As we homeschool, we talk in depth about the Sacrament of Baptism at least once a year. I describe the physical happenings of claiming the baby for Christ with the Sign of the Cross on the baby’s forehead, the pouring of the water in the Name of the Father, and of the Son, and of the Holy Spirit, the anointing with Chrism a symbol of strength for the new Christian, the lighting of the candle as a reminder to carry the Light of Christ within you and entrusted to the parents and Godparents to be kept burning brightly, the clothing with the white garment. They also learn about the spiritual affects of the Sacrament. They love the thought of being an adopted child of God, brother or sister of Christ, heir to the Heavenly Kingdom. They learn about the cleansing of the soul from Original Sin and being made new and pure in Christ. They learn the Matter (pouring of water), Minister (usually a priest or deacon, but anyone in emergencies) and Form (the words “I baptize you in the Name of the Father, and of the Son and of the Holy Spirit, Amen). And I am always struck with how much they seem to understand this particular Sacrament.
I think what really makes this Sacrament so special for young children is that they can relate to it. They know from the pictures and the tales that they, too, have gone through this ritual. They understand that when they were tiny babies, they, too, were taken to church, dressed in the long white dress and made clean and new. The purity of heart with which children approach this Sacrament is beautiful and joyful. It seems that they are eager for the new baby to join God’s family. It is as if they understand on some level the special gift that is being given and they are excited to share that. They, perhaps being some of the newest members of the community of faith, wish to welcome wholeheartedly those who come after them.
It doesn’t seem to matter whether my children even know they newly baptized.

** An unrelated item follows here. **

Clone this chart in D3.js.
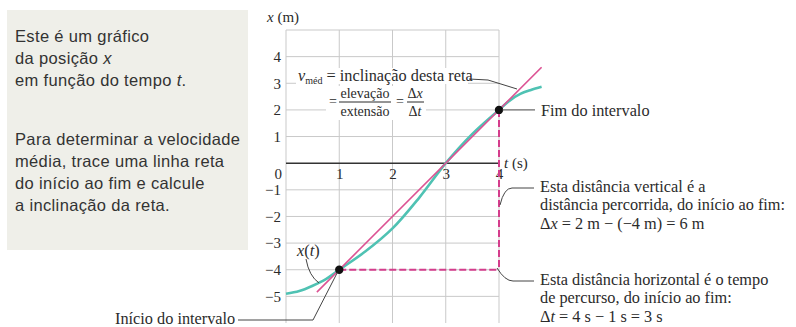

When we lived in Michigan, our large parish held Baptisms during the 12:15 Mass every week. And although we regularly attended this Mass and the event should have become commonplace for our children, they still watched with rapt attention and still loved it. It served as a reminder to us all that we are participating is the miraculous; the Sacrament of Baptism and the Holy Sacrifice of the Mass. At these moments, Jesus’ words become powerful and real to me. “Let the children come to me, and do not prevent them; for the kingdom of heaven belongs to such as these.” (Matthew 19:13) And that beats cake any day.